Reversing this worrying trend would cost a lot — about $240 billion annually, up from $164 billion last year. But few steps are more essential for boosting innovation, productivity and competitiveness. Innovation also has a vital role to play in shifting the economy to clean energy, which Biden has rightly emphasized.

His plan for a cross-agency research team, dubbed ARPA-C, to investigate far-out energy technologies is on the right track. Pairing such investment with better incentives for private-sector R&D (using subsidies or more generous tax credits) would help boost jobs, incomes and economic growth. Prioritizing breakthrough technologies like artificial intelligence and quantum computing, meanwhile, would go a long way toward sustaining American leadership in the industries of the future.
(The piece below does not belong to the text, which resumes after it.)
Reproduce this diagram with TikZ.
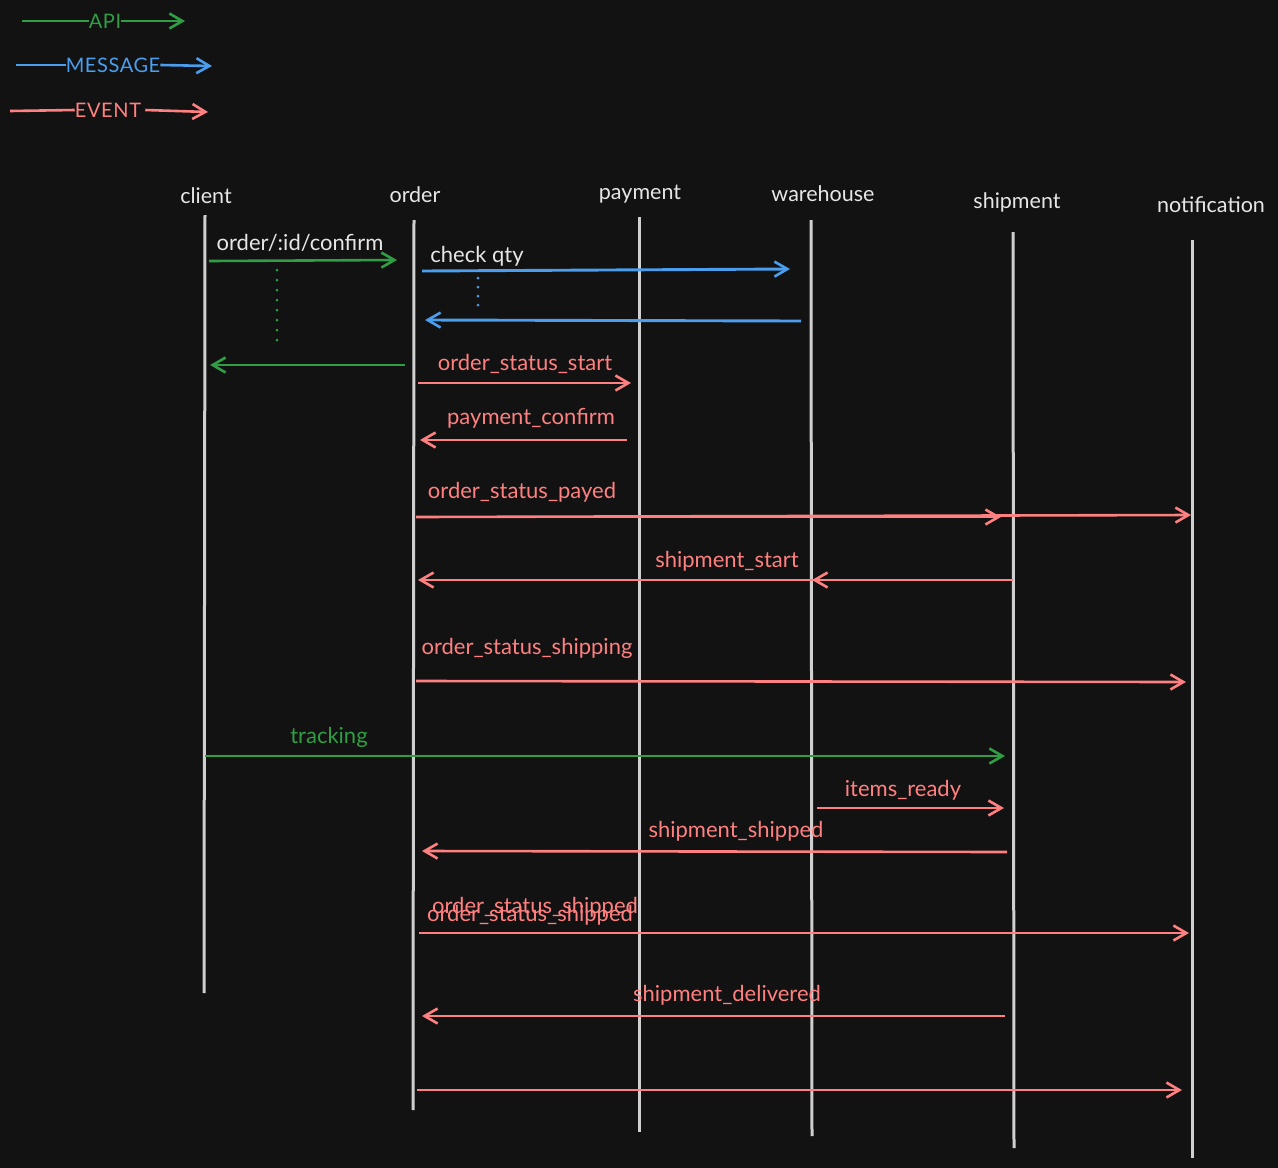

Another priority should be improving digital literacy across the government. Expanding successful programs such as the 18F office and the U.S. Digital Service, which act as in-house tech consultancies for federal agencies, would help. Biden should also consider adding an office within the White House to evaluate how proposed regulations would affect innovation. Such efforts should help rationalize government tech policy, lure more talented workers into public service and ensure that promising businesses aren't burdened by misguided new rules.

Finally, a critical ingredient in Silicon Valley's success over the years has been openness to immigration. Yet the country is squandering its traditional advantages in this regard. Although foreign-born students now make up half or more of U.S. doctoral graduates in critical fields such as engineering, math and computer science, the government offers no permanent visa for them and the previous administration spent four years devising new ways to antagonize them.

Innovation has powered the American economy for decades, but it doesn't occur by magic. As Thomas Edison, inventor extraordinaire, famously held, it's mostly hard work. Biden's administration should keep that in mind, and get to it.